100 Hari Pemerintahan Prabowo, Belum Ada Arahan Khusus untuk Pensiun Dini PLTU
IESR menilai hingga kini belum ada arahan khusus dari Presiden Prabowo untuk memastikan tercapainya janji 100 persen energi baru terbarukan dalam 10 tahun ke depan.
Institute for Essential Services Reform (IESR) menagih janji Presiden Prabowo Subianto untuk mengimplementasikan target net zero 2050. Hal itu sesuai dengan janji Prabowo saat berpidato di APEC CEO Summit dan KTT G20 di Brasil, sesaat setelah pelantikannya.
Dalam kesempatan itu, Presiden menyampaikan target net zero sebelum 2050 dengan strategi menghentikan PLTU batubara dalam 15 tahun, mencapai 100 persen energi terbarukan dalam 10 tahun, dan mencapai swasembada listrik.
Direktur Eksekutif IESR, Fabby Tumiwa, mengatakan hingga kini belum ada arahan khusus dari presiden untuk memastikan tercapainya janji tersebut. Sejauh ini, fokus pemerintah masih pada target jangka panjang dengan mengungkapkan rencana RUPTL 2025-2034 yang konon pembangkitan akan didominasi oleh energi terbarukan.
Untuk itu, menurut Fabby, IESR menkilai pemerintah perlu menyiapkan langkah taktis, seperti mempercepat pembangunan 9 GW energi kapasitas terbarukan di tahun ini.
Dia mengatakan, pemerintah juga perlu melancarkan implementasi dan pengoperasian jangka panjangnya. Komitmen yang disampaikan secara verbal dalam forum internasional tersebut perlu segera dituangkan dalam aturan yang jelas serta diintegrasikan dalam berbagai kebijakan energi.
Namun, menurut Fabby, Rencana Umum Ketenagalistrikan Nasional (RUKN) yang terbit pada November 2024, justru masih mempertahankan pencapaian target net zero 2060, bukan 2050. Sementara puncak emisi masih ditargetkan 2035, bukan di 2030 untuk konsisten dengan disampaikan presiden. Selain itu, RUKN juga masih memuat rencana pembangunan PLTU hingga 2035.

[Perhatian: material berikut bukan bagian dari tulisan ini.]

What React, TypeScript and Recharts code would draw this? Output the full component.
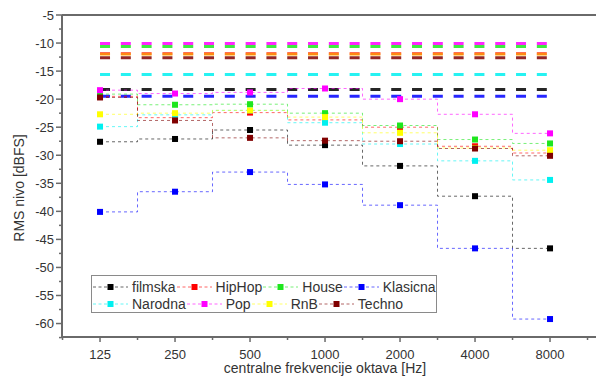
import React from "react";
import { LineChart, Line, XAxis, YAxis, ReferenceLine, Customized } from "recharts";

// octave-band centre frequencies (category labels on x)
const bands = ["125", "250", "500", "1000", "2000", "4000", "8000"];

const genres = ["filmska", "HipHop", "House", "Klasicna", "Narodna", "Pop", "RnB", "Techno"];
const colors = ["#000000", "#ff0000", "#1ee61e", "#0000ff", "#00f0f0", "#ff00ff", "#ffff00", "#800000"];

// RMS level per octave band [dBFS]
const filmska = [-27.6, -27.1, -25.5, -28.2, -31.9, -37.3, -46.6];
const hipHop = [-19.5, -23.3, -22.4, -23.7, -25.0, -28.4, -29.6];
const house = [-19.1, -21.0, -20.9, -22.5, -24.7, -27.2, -27.9];
const klasicna = [-40.1, -36.5, -33.0, -35.2, -38.9, -46.6, -59.2];
const narodna = [-24.9, -22.8, -22.0, -24.2, -28.0, -31.0, -34.4];
const pop = [-18.4, -19.0, -18.8, -18.1, -20.0, -22.7, -26.1];
const rnb = [-22.7, -22.5, -22.0, -23.2, -26.0, -28.7, -29.1];
const techno = [-19.7, -23.8, -26.9, -27.4, -27.5, -28.8, -30.1];

// overall (broadband) RMS level per genre, drawn as thick dashed lines
const overall = [-18.3, -11.9, -10.6, -19.5, -15.6, -10.1, -12.0, -12.6];

const yMajor = [-60, -55, -50, -45, -40, -35, -30, -25, -20, -15, -10, -5];
const yMinor = [-62.5, -57.5, -52.5, -47.5, -42.5, -37.5, -32.5, -27.5, -22.5, -17.5, -12.5, -7.5];
const xMajor = [0, 1, 2, 3, 4, 5, 6];
const xMinor = [-0.5, 0.5, 1.5, 2.5, 3.5, 4.5, 5.5, 6.5];

const bandSeries = [filmska, hipHop, house, klasicna, narodna, pop, rnb, techno];

const data = bands.map((b, i) => {
  const row: Record<string, number | string> = { x: i, band: b };
  genres.forEach((g, k) => {
    row[g] = bandSeries[k][i];
    row[g + "_all"] = overall[k];
  });
  return row;
});

const FONT = "'Liberation Sans', Arial, sans-serif";
const AXIS = "#6a6a6a";

const YTick = (props: any) => {
  const { x, y, payload } = props;
  const major = yMajor.includes(payload.value);
  return (
    <g>
      <line x1={x - (major ? 6 : 3)} x2={x} y1={y} y2={y} stroke={AXIS} strokeWidth={1.5} />
      {major && (
        <text x={x - 8} y={y} textAnchor="end" dominantBaseline="central" fontSize={13} fill="#333" fontFamily={FONT}>
          {payload.value}
        </text>
      )}
    </g>
  );
};

const XTick = (props: any) => {
  const { x, y, payload } = props;
  const major = xMajor.includes(payload.value);
  return (
    <g>
      <line x1={x} x2={x} y1={y} y2={y + (major ? 5 : 3)} stroke={AXIS} strokeWidth={1.5} />
      {major && (
        <text x={x} y={y + 17} textAnchor="middle" dominantBaseline="central" fontSize={13} fill="#333" fontFamily={FONT}>
          {bands[payload.value]}
        </text>
      )}
    </g>
  );
};

const squareDot = (color: string) => (p: any) => {
  const { cx, cy, index } = p;
  if (cx == null || cy == null) return <g key={index} />;
  return <rect key={index} x={cx - 3} y={cy - 3} width={6} height={6} fill={color} />;
};

const Titles = () => (
  <g fontFamily={FONT} fill="#333">
    <text x={325} y={368} textAnchor="middle" dominantBaseline="central" fontSize={14}>
      centralne frekvencije oktava [Hz]
    </text>
    <text x={19} y={188} textAnchor="middle" dominantBaseline="central" fontSize={14} transform="rotate(-90 19 188)">
      RMS nivo [dBFS]
    </text>
  </g>
);

const LegendSymbol = ({ color }: { color: string }) => (
  <svg width={35} height={14} style={{ display: "block" }}>
    <line x1={0} x2={35} y1={7} y2={7} stroke={color} strokeOpacity={0.6} strokeDasharray="3 2.5" />
    <rect x={14.5} y={4} width={6} height={6} fill={color} />
  </svg>
);

const LegendRow = ({ names, top }: { names: string[]; top: number }) => (
  <div style={{ position: "absolute", left: 1, top, display: "flex", alignItems: "center", height: 16 }}>
    {names.map((n) => (
      <div key={n} style={{ display: "flex", alignItems: "center", marginRight: 1 }}>
        <LegendSymbol color={colors[genres.indexOf(n)]} />
        <span style={{ marginLeft: 4, fontSize: 14, color: "#333", lineHeight: "16px" }}>{n}</span>
      </div>
    ))}
  </div>
);

export default function App() {
  return (
    <div style={{ position: "absolute", left: 0, top: 0, width: 596, height: 377, background: "#fff", fontFamily: FONT, overflow: "hidden" }}>
      <LineChart width={596} height={377} data={data} margin={{ top: 15, right: 0, bottom: 0, left: 0 }}>
        <XAxis
          dataKey="x"
          type="number"
          domain={[-0.507, 6.613]}
          allowDataOverflow
          ticks={[...xMinor, ...xMajor]}
          height={40}
          tickSize={0}
          tickMargin={0}
          tickLine={false}
          tick={<XTick />}
          axisLine={{ stroke: AXIS, strokeWidth: 2 }}
          interval={0}
        />
        <YAxis
          type="number"
          domain={[-62.4, -5]}
          allowDataOverflow
          ticks={[...yMinor, ...yMajor]}
          width={62}
          tickSize={0}
          tickMargin={0}
          tickLine={false}
          tick={<YTick />}
          axisLine={{ stroke: AXIS, strokeWidth: 2 }}
          interval={0}
        />
        <ReferenceLine y={-5} stroke={AXIS} strokeWidth={2} />
        {genres.map((g, k) => (
          <Line
            key={g + "_all"}
            dataKey={g + "_all"}
            type="linear"
            stroke={colors[k]}
            strokeOpacity={g === "RnB" ? 0.45 : 0.85}
            strokeWidth={3}
            strokeDasharray="10 10.8"
            dot={false}
            activeDot={false}
            isAnimationActive={false}
          />
        ))}
        {genres.map((g, k) => (
          <Line
            key={g}
            dataKey={g}
            type="step"
            stroke={colors[k]}
            strokeOpacity={0.6}
            strokeWidth={1}
            strokeDasharray="3 3"
            dot={squareDot(colors[k])}
            activeDot={false}
            isAnimationActive={false}
          />
        ))}
        <Customized component={Titles} />
      </LineChart>
      <div style={{ position: "absolute", left: 91, top: 275, width: 346, height: 38, border: "1px solid #8a8a8a", boxSizing: "border-box", background: "#fff" }}>
        <LegendRow names={genres.slice(0, 4)} top={3} />
        <LegendRow names={genres.slice(4)} top={20} />
      </div>
    </div>
  );
}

Fabby mengatakan, transisi energi merupakan proses yang panjang tetapi keputusannya harus dibuat sekarang sehingga memberi waktu untuk penyusunan perencanaan energi yang terintegrasi dan implementasi yang terukur. Keberanian presiden dan wapres untuk melawan status quo, kepentingan yang mempertahankan energi fosil, serta berbagai alasan untuk mengerdilkan upaya transisi energi, menjadi syarat agar meraih ketahanan dan swasembada energi yang selaras dengan Asta Cita.
Sesuai ambisi presiden menghentikan operasi PLTU di 2040, kajian IESR menemukan pengakhiran operasional PLTU batubara secara dini dapat diterapkan pada 105 unit PLTU (25 GW). Aksi ini berkontribusi terhadap hampir setengah pengurangan emisi kumulatif pembangkit listrik on-grid.
Dia mengatakan, komitmen presiden untuk pensiun dini PLTU batubara pada 2040-2045 harusnya disertai juga dengan penghentian pembangunan PLTU captive.
"Tidak hanya itu, upaya mempertahankan penggunaan batubara yang kotor dengan menggunakan teknologi CCS/CCUS yang belum teruji dapat menurunkan emisi secara signifikan harus dibandingkan efektivitas hasil dan biayanya, dengan pilihan pemanfaatan energi terbarukan, yang lebih bersih, murah dan pasti memangkas emisi,” kata Fabby.